European stocks closed higher in thin trading on Monday, with investors favouring defensive sectors as the United States and China imposed more tariffs, while a slide in the pound helped Britain's FTSE 100 outperform.
The pan-European STOXX 600 closed up 0.3%, starting September on a positive note after global trade disputes and recession worries drove the benchmark down 1.6% in August.
After a tumultuous month, equity investors largely shrugged off the latest escalation in the trade spat as Washington began imposing 15% tariffs on a variety of Chinese goods on Sunday and Beijing reciprocated with new duties on US crude oil.

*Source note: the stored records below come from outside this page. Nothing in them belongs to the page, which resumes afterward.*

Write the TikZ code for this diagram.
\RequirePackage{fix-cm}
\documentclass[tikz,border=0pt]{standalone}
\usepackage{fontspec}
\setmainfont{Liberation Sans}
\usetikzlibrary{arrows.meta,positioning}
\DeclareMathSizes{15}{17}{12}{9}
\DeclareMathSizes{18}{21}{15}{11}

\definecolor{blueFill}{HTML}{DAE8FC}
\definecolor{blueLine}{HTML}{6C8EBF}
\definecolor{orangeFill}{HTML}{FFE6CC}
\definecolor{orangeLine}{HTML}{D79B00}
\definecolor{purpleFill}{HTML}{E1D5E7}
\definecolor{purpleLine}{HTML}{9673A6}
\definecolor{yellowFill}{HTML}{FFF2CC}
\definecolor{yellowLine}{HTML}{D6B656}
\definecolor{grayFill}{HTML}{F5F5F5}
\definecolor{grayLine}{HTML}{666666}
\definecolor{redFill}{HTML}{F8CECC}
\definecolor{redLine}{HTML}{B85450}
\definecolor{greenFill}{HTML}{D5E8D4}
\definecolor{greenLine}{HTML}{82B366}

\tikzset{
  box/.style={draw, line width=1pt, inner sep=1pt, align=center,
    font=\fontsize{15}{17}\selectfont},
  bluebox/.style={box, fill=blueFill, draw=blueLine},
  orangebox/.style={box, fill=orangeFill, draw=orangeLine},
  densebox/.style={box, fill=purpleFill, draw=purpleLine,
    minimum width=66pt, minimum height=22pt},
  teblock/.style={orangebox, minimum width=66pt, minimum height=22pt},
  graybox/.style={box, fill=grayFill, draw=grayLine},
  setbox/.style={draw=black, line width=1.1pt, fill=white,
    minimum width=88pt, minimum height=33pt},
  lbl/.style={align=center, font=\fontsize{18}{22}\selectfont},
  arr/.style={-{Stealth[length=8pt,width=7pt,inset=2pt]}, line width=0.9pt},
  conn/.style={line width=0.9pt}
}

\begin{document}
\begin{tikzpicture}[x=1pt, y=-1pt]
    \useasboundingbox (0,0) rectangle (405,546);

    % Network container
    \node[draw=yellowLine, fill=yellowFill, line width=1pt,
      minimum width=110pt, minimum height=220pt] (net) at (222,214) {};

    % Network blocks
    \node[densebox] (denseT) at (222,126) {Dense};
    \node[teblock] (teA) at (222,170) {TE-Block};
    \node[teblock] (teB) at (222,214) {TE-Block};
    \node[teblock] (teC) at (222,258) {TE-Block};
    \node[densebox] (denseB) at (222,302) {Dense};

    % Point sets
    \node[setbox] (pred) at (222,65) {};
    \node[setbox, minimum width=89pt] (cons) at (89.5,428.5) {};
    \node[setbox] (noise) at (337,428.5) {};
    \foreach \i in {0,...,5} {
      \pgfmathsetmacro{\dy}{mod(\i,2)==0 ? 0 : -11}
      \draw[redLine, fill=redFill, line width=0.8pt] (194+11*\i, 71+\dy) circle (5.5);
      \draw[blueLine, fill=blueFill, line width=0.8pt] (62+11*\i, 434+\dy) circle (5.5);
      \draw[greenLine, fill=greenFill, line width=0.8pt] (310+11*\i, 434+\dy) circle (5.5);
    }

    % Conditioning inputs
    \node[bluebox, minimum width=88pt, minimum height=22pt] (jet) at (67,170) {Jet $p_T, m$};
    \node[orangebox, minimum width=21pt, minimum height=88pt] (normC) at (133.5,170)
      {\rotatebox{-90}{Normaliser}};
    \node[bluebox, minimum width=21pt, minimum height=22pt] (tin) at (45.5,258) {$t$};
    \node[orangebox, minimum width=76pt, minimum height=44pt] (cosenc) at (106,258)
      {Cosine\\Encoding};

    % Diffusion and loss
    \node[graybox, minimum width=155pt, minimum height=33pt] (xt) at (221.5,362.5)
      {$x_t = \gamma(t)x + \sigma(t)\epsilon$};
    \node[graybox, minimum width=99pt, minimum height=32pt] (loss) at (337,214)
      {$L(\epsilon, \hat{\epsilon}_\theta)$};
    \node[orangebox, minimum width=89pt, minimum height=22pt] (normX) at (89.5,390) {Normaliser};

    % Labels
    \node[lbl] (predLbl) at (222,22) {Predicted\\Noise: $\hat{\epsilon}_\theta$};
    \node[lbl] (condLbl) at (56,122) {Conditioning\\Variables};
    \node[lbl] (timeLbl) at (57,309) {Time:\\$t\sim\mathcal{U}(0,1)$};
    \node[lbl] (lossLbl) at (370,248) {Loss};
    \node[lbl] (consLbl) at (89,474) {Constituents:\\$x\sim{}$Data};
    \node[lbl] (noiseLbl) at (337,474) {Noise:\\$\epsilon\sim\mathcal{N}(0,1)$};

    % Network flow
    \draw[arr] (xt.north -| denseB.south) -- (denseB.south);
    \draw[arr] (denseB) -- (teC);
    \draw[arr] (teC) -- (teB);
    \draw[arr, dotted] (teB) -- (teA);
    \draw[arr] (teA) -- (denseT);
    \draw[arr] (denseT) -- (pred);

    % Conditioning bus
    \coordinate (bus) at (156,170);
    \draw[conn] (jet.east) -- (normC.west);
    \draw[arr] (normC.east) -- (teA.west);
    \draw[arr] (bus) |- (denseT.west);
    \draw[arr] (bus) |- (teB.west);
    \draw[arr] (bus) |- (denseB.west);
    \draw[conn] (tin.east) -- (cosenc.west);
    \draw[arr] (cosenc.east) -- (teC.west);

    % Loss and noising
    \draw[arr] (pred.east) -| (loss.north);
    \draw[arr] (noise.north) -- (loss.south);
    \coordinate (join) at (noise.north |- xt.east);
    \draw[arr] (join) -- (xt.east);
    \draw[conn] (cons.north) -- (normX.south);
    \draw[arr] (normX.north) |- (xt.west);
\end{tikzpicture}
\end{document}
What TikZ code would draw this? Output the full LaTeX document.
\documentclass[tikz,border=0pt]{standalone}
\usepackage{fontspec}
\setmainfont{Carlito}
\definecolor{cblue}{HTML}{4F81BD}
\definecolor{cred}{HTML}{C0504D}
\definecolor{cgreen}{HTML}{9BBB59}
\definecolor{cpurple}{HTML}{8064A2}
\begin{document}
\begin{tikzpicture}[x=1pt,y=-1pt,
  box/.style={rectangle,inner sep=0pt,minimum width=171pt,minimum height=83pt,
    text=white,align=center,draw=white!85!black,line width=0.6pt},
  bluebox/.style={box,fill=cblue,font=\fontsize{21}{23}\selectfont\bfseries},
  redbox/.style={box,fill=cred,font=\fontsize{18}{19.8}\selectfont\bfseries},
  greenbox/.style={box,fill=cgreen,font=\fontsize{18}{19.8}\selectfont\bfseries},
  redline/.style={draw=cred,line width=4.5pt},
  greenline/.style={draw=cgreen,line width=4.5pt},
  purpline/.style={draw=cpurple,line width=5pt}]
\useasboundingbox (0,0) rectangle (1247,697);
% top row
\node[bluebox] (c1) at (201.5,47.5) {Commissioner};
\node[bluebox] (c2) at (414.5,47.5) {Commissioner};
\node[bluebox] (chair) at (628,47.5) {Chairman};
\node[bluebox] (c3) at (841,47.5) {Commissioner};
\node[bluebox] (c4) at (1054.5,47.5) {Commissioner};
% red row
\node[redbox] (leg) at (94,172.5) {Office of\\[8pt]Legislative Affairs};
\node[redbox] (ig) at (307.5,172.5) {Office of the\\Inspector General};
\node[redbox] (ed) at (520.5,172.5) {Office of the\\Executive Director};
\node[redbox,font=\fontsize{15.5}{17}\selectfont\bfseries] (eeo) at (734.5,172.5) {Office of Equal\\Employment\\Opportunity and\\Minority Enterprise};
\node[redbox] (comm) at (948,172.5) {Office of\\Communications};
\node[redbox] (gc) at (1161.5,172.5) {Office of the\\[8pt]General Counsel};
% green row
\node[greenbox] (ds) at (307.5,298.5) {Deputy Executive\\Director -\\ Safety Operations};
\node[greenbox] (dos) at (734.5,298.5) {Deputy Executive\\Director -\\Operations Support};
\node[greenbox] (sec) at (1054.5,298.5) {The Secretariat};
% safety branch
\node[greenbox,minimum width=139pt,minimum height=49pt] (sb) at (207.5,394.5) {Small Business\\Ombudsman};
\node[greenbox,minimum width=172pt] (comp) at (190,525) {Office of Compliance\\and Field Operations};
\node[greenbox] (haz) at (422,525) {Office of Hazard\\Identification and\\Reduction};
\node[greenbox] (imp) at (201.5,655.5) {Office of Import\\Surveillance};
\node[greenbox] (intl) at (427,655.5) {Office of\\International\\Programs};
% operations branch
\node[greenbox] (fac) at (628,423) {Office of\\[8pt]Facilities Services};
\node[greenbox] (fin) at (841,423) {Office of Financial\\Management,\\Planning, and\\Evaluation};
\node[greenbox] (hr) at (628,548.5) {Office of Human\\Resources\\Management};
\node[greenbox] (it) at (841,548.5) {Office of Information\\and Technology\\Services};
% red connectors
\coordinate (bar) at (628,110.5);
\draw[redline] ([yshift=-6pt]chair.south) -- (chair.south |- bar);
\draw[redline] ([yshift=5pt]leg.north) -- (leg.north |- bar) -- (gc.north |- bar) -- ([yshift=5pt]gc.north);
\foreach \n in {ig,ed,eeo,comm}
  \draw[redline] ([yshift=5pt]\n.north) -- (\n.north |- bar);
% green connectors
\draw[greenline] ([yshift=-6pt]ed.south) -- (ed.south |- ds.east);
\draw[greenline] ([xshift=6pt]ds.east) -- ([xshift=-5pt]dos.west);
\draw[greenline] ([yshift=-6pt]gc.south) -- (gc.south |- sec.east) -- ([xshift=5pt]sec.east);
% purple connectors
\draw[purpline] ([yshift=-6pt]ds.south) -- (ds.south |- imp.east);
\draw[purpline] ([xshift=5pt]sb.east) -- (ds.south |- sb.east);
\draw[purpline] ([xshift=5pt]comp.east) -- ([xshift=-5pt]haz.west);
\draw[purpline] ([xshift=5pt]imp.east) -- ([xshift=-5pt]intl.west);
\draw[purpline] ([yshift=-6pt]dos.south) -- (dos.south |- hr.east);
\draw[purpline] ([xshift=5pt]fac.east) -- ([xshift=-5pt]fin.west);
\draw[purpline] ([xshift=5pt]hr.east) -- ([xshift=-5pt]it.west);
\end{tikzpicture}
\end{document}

London shares jumped 1%, outpacing their European peers, as the internationally focused stocks got a boost from a slump in sterling on fresh Brexit worries.
On the main STOXX index, defensive sectors such as food and beverage, healthcare and utilities - which tend to be favoured during times of economic uncertainty - led the gainers.
In the latest evidence of trade war taking a toll on global growth, a series of business surveys from China to Europe showed factory activity was largely in decline in August.
An ongoing decline in export-reliant Germany meant factory activity in the euro zone contracted for a seventh month in August, bolstering expectations the European Central Bank will ease monetary policy next week.
"The data hasn't changed views much. You're left with the fact that a lot of negatives about the trade war has been discounted in the recent days," Rabobank's Philip Marey said.
"There are some hopes that will be talks between the two parties and the US holiday is having an impact as well. Investors are waiting for a direction from US markets."
US President Donald Trump said both sides will still meet for talks later this month.
Trade reliant sectors like technology stocks and autos lagged, and commodity-linked stocks turned to losses after initially leading gains in the region on a surge in iron ore prices.
Trade-sensitive German shares ended slightly higher, led by gains in exchange operator Deutsche Boerse, while a price target hike by Goldman Sachs on
renewable energy company RWE drove its shares up 3.7%.
Easing political worries helped Italy's FTSE MIB gain 0.6% after Prime Minister Giuseppe Conte said on Sunday he expected to settle talks over a new government by Wednesday, as the 5-Star Movement and Democratic Party (PD) worked out cabinet posts and a common agenda.
In corporate news, German real estate firm Aroundtown SA turned 3.2% lower after initially hitting a record high. Rival TLG Immobilien said it was evaluating a potential merger with Aroundtown buying a nearly 10% stake in the company for about 1.02 billion euros. TLG's shares also fell 3.5%.
British pharma company AstraZeneca Plc jumped 2.9% to an all-time high on positive late-stage study results and a target price hike by Deutsche Bank.